Social problems associated with drug-related crime are linked to multiple factors, but none involve people getting on a dinghy and enduring a treacherous journey across the English Channel. Crime surrounding drugs is actually fuelled by things like illogical drug laws, a decade of austerity cuts to drug and alcohol rehab treatments, and the fact that large portions of the Met Police are seen as a gang of marauding sexual predators who do little to reduce the harms of drugs. In fact, six Met police officers were caught being high at work themselves last year (two on weed, two on coke, one on opiates and one on a benzo). The previous year it was 16. The next time an officer asks me, “Do you have anything on you you shouldn’t have?” I’ll ask them the same.

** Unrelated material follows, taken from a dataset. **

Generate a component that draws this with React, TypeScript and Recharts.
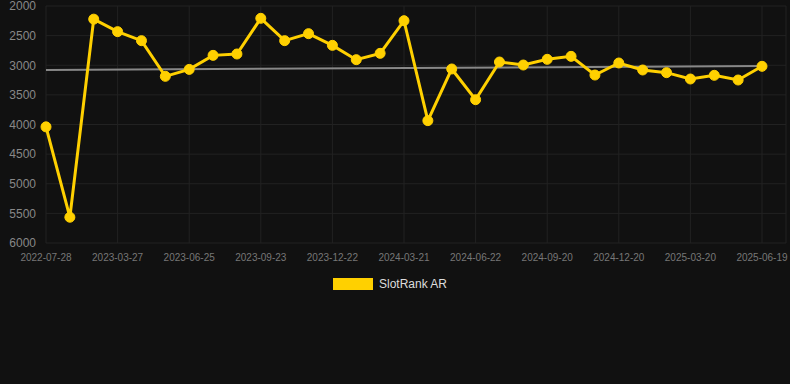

This is a strategy that Donald Trump would be proud of: pick a marginalised group who are unable to defend themselves, then blame every social ill on them. “They’re bringing drugs. They’re bringing crime,” he falsely claimed about Mexican people in 2015. Remember? Perhaps the reason this approach gets much purchase in political circles is because it allows a party to blame the problems they themselves created on a societal subset, while appearing to be law and order candidates by cracking down on the perceived problem.
After all, blocking 45,000 children, including victims of modern-day slavery, from refugee status is just an incredibly bad vibe. Which is why Suella Braverman is so keen to paint them as drug traffickers without presenting even a shred of evidence to back up her dangerous claims.
What is she going to come up with next? The tomato shortage is down to people arriving on boats? The reason she was sacked from her last job was really down to migrants, and not her committing a serious breach of the ministerial rules? The energy bills? The public sector strikes? Who knows how far she’ll go.